» **Data segment**:
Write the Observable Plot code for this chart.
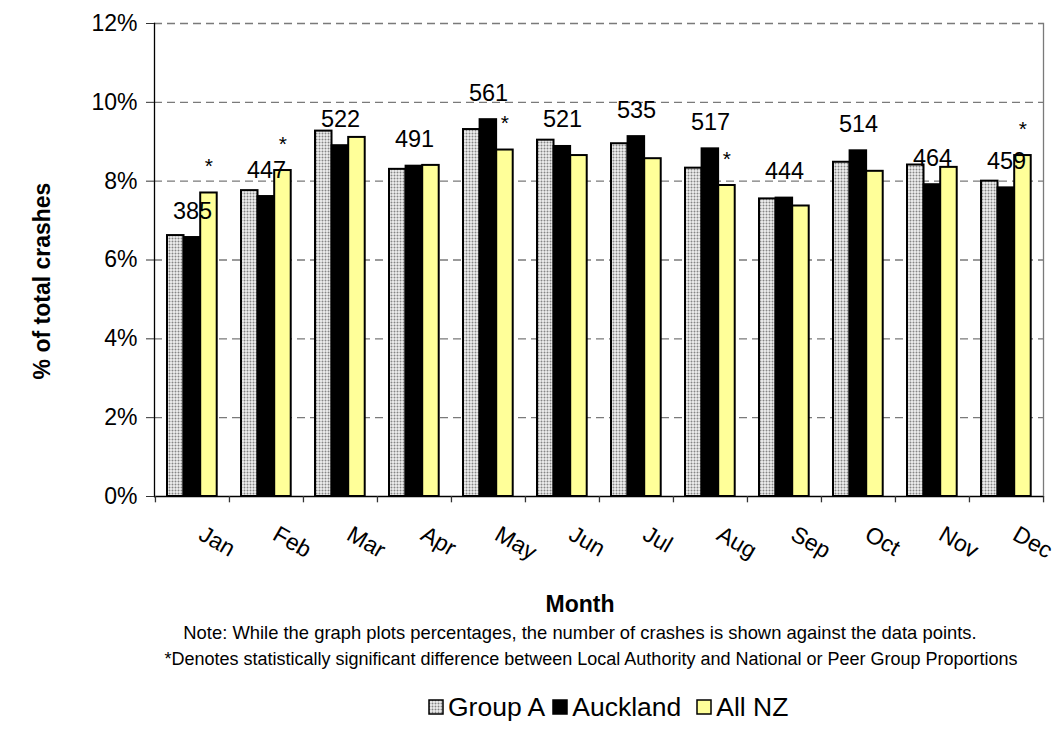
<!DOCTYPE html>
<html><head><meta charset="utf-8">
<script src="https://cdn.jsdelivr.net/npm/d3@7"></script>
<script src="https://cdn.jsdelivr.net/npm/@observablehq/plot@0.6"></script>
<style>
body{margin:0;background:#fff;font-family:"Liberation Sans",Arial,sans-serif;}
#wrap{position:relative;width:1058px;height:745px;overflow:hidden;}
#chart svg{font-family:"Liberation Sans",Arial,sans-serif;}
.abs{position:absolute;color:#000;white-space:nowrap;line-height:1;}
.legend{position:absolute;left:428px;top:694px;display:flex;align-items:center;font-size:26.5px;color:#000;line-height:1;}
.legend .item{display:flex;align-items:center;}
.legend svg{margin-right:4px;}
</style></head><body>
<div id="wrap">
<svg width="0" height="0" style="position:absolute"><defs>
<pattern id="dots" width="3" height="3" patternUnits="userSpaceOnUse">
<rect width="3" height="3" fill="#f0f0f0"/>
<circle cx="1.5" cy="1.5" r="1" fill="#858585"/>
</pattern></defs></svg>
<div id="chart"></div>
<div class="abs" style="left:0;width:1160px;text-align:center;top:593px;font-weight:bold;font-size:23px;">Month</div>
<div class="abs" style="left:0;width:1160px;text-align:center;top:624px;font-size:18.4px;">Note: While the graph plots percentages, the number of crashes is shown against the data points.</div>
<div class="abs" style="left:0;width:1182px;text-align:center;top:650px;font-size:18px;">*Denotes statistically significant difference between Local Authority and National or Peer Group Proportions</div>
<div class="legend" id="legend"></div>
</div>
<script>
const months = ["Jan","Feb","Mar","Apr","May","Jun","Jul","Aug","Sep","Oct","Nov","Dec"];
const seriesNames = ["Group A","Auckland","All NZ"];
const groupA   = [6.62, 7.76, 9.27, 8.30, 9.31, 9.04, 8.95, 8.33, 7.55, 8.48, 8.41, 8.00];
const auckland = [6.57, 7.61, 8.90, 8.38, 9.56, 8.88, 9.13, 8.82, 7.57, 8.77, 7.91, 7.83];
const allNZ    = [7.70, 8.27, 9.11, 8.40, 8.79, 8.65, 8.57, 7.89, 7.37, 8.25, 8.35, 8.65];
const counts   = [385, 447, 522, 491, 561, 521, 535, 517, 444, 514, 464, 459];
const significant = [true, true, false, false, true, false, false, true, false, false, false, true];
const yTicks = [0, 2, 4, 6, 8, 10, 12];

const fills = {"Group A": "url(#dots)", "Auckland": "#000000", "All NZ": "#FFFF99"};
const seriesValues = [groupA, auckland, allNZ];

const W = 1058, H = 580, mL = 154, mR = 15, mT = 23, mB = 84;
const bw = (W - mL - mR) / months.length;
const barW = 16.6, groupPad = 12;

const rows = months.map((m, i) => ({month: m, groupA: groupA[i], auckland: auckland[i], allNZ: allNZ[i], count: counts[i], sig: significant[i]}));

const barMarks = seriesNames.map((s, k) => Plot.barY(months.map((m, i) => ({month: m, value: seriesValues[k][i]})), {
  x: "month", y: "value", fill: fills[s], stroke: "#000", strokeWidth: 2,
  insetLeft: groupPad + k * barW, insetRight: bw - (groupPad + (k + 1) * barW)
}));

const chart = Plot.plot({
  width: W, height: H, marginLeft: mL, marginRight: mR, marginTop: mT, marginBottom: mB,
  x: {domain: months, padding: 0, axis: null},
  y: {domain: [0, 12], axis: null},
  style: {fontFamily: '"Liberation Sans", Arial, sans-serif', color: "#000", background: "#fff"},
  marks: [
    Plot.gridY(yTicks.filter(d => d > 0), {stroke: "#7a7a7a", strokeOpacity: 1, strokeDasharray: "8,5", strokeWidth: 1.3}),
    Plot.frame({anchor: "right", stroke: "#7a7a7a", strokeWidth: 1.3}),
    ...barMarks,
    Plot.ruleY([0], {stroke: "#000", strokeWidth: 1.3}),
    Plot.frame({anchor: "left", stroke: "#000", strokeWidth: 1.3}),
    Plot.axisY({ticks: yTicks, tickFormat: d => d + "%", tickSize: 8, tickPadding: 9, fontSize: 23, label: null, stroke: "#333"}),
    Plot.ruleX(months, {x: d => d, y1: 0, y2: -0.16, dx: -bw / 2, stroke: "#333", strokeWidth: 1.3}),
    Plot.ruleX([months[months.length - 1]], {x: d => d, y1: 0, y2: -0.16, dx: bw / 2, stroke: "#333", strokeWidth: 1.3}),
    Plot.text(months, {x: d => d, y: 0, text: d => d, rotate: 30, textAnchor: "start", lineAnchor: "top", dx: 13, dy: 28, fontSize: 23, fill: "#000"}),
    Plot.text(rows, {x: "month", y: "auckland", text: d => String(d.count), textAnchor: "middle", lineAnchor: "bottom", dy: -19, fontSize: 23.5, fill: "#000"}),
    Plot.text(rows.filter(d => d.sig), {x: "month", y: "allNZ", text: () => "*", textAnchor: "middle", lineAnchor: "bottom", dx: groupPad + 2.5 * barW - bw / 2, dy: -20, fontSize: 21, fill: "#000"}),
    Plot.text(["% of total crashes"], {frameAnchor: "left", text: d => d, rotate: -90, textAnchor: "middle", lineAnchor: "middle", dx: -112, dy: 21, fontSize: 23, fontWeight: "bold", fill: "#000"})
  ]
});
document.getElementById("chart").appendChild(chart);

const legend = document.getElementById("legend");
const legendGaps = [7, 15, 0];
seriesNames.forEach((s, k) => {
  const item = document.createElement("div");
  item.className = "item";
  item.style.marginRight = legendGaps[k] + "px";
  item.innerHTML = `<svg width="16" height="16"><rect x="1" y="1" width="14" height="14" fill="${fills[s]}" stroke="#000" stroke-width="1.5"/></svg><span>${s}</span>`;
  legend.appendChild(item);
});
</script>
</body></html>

» **Written task**:
Reproduce every line exactly and omit all pictures.

» **Complete output**:
Write the Observable Plot code for this chart.
<!DOCTYPE html>
<html><head><meta charset="utf-8">
<script src="https://cdn.jsdelivr.net/npm/d3@7"></script>
<script src="https://cdn.jsdelivr.net/npm/@observablehq/plot@0.6"></script>
<style>
body{margin:0;background:#fff;font-family:"Liberation Sans",Arial,sans-serif;}
#wrap{position:relative;width:1058px;height:745px;overflow:hidden;}
#chart svg{font-family:"Liberation Sans",Arial,sans-serif;}
.abs{position:absolute;color:#000;white-space:nowrap;line-height:1;}
.legend{position:absolute;left:428px;top:694px;display:flex;align-items:center;font-size:26.5px;color:#000;line-height:1;}
.legend .item{display:flex;align-items:center;}
.legend svg{margin-right:4px;}
</style></head><body>
<div id="wrap">
<svg width="0" height="0" style="position:absolute"><defs>
<pattern id="dots" width="3" height="3" patternUnits="userSpaceOnUse">
<rect width="3" height="3" fill="#f0f0f0"/>
<circle cx="1.5" cy="1.5" r="1" fill="#858585"/>
</pattern></defs></svg>
<div id="chart"></div>
<div class="abs" style="left:0;width:1160px;text-align:center;top:593px;font-weight:bold;font-size:23px;">Month</div>
<div class="abs" style="left:0;width:1160px;text-align:center;top:624px;font-size:18.4px;">Note: While the graph plots percentages, the number of crashes is shown against the data points.</div>
<div class="abs" style="left:0;width:1182px;text-align:center;top:650px;font-size:18px;">*Denotes statistically significant difference between Local Authority and National or Peer Group Proportions</div>
<div class="legend" id="legend"></div>
</div>
<script>
const months = ["Jan","Feb","Mar","Apr","May","Jun","Jul","Aug","Sep","Oct","Nov","Dec"];
const seriesNames = ["Group A","Auckland","All NZ"];
const groupA   = [6.62, 7.76, 9.27, 8.30, 9.31, 9.04, 8.95, 8.33, 7.55, 8.48, 8.41, 8.00];
const auckland = [6.57, 7.61, 8.90, 8.38, 9.56, 8.88, 9.13, 8.82, 7.57, 8.77, 7.91, 7.83];
const allNZ    = [7.70, 8.27, 9.11, 8.40, 8.79, 8.65, 8.57, 7.89, 7.37, 8.25, 8.35, 8.65];
const counts   = [385, 447, 522, 491, 561, 521, 535, 517, 444, 514, 464, 459];
const significant = [true, true, false, false, true, false, false, true, false, false, false, true];
const yTicks = [0, 2, 4, 6, 8, 10, 12];

const fills = {"Group A": "url(#dots)", "Auckland": "#000000", "All NZ": "#FFFF99"};
const seriesValues = [groupA, auckland, allNZ];

const W = 1058, H = 580, mL = 154, mR = 15, mT = 23, mB = 84;
const bw = (W - mL - mR) / months.length;
const barW = 16.6, groupPad = 12;

const rows = months.map((m, i) => ({month: m, groupA: groupA[i], auckland: auckland[i], allNZ: allNZ[i], count: counts[i], sig: significant[i]}));

const barMarks = seriesNames.map((s, k) => Plot.barY(months.map((m, i) => ({month: m, value: seriesValues[k][i]})), {
  x: "month", y: "value", fill: fills[s], stroke: "#000", strokeWidth: 2,
  insetLeft: groupPad + k * barW, insetRight: bw - (groupPad + (k + 1) * barW)
}));

const chart = Plot.plot({
  width: W, height: H, marginLeft: mL, marginRight: mR, marginTop: mT, marginBottom: mB,
  x: {domain: months, padding: 0, axis: null},
  y: {domain: [0, 12], axis: null},
  style: {fontFamily: '"Liberation Sans", Arial, sans-serif', color: "#000", background: "#fff"},
  marks: [
    Plot.gridY(yTicks.filter(d => d > 0), {stroke: "#7a7a7a", strokeOpacity: 1, strokeDasharray: "8,5", strokeWidth: 1.3}),
    Plot.frame({anchor: "right", stroke: "#7a7a7a", strokeWidth: 1.3}),
    ...barMarks,
    Plot.ruleY([0], {stroke: "#000", strokeWidth: 1.3}),
    Plot.frame({anchor: "left", stroke: "#000", strokeWidth: 1.3}),
    Plot.axisY({ticks: yTicks, tickFormat: d => d + "%", tickSize: 8, tickPadding: 9, fontSize: 23, label: null, stroke: "#333"}),
    Plot.ruleX(months, {x: d => d, y1: 0, y2: -0.16, dx: -bw / 2, stroke: "#333", strokeWidth: 1.3}),
    Plot.ruleX([months[months.length - 1]], {x: d => d, y1: 0, y2: -0.16, dx: bw / 2, stroke: "#333", strokeWidth: 1.3}),
    Plot.text(months, {x: d => d, y: 0, text: d => d, rotate: 30, textAnchor: "start", lineAnchor: "top", dx: 13, dy: 28, fontSize: 23, fill: "#000"}),
    Plot.text(rows, {x: "month", y: "auckland", text: d => String(d.count), textAnchor: "middle", lineAnchor: "bottom", dy: -19, fontSize: 23.5, fill: "#000"}),
    Plot.text(rows.filter(d => d.sig), {x: "month", y: "allNZ", text: () => "*", textAnchor: "middle", lineAnchor: "bottom", dx: groupPad + 2.5 * barW - bw / 2, dy: -20, fontSize: 21, fill: "#000"}),
    Plot.text(["% of total crashes"], {frameAnchor: "left", text: d => d, rotate: -90, textAnchor: "middle", lineAnchor: "middle", dx: -112, dy: 21, fontSize: 23, fontWeight: "bold", fill: "#000"})
  ]
});
document.getElementById("chart").appendChild(chart);

const legend = document.getElementById("legend");
const legendGaps = [7, 15, 0];
seriesNames.forEach((s, k) => {
  const item = document.createElement("div");
  item.className = "item";
  item.style.marginRight = legendGaps[k] + "px";
  item.innerHTML = `<svg width="16" height="16"><rect x="1" y="1" width="14" height="14" fill="${fills[s]}" stroke="#000" stroke-width="1.5"/></svg><span>${s}</span>`;
  legend.appendChild(item);
});
</script>
</body></html>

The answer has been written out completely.